IDC: Mobile Devices Poised for Continued Strong

Joanna Doyle

Greater variety and improvements in developing thinner, lighter and more powerful technology have put the U.S. mobile device market on pace for continued success into the new year after a strong performance in 1999, according to a new survey released this week by International Data Corporation (IDC).

IDC’s new Mobile User and Buyer ePanel program tracks awareness, adoption, usage patterns and requirements for mobile IT devices through quarterly online surveys of more than 1,400 users. Survey results from fourth quarter 1999 showed 76 percent of mobile device buyers said their companies plan to purchase portable PCs in the coming year, and 51 percent of the portable PC users surveyed said they will purchase a new notebook computer in 2000. In addition, the survey showed 28 percent of respondents plan to purchase a personal companion (Palm device, Pocket PC, etc.) and 25 percent are considering adding a PC companion within a year.

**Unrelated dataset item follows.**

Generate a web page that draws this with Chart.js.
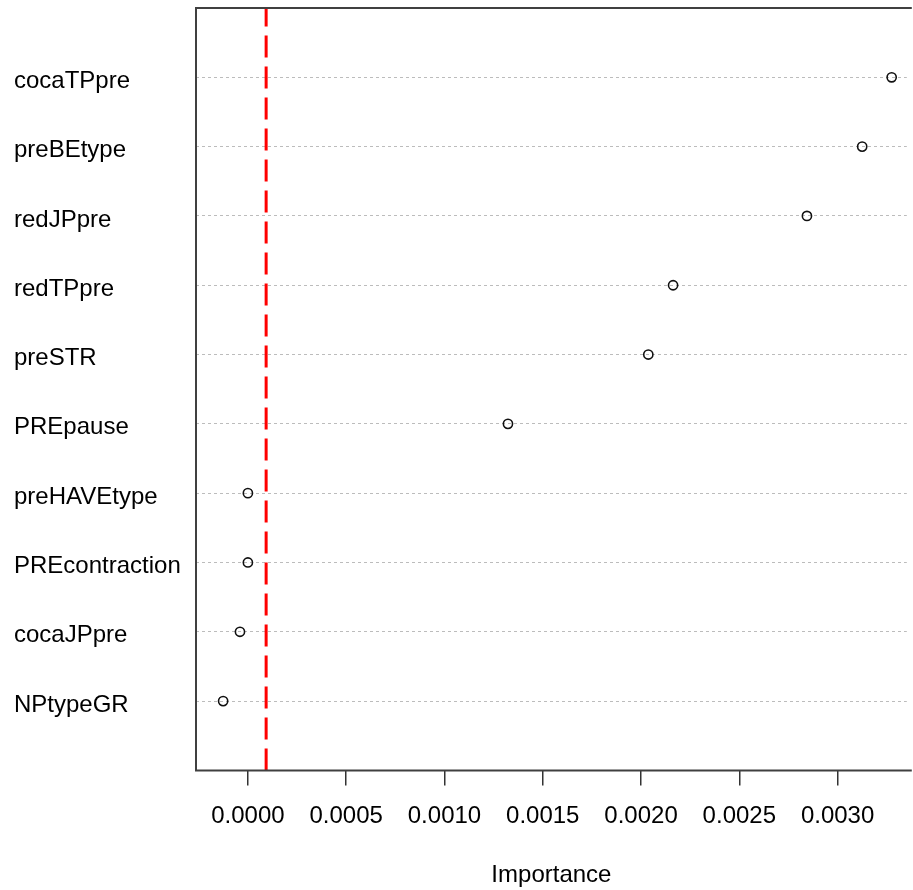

Despite the generally positive outlook for mobile devices, however, the survey did reveal some shortcomings cited by users, especially with regard to portable PCs. For instance, 80 percent of notebook users said CPU speed and general performance was not sufficient, while 95 percent said battery life was inadequate. A further 82 percent said their notebooks were still too heavy.

The survey found Dell was the number-one notebook brand used by panelists, followed by IBM, Toshiba and Compaq. Palm dominated in the handhelds markets, and Nokia was the top handset used, followed by Motorola.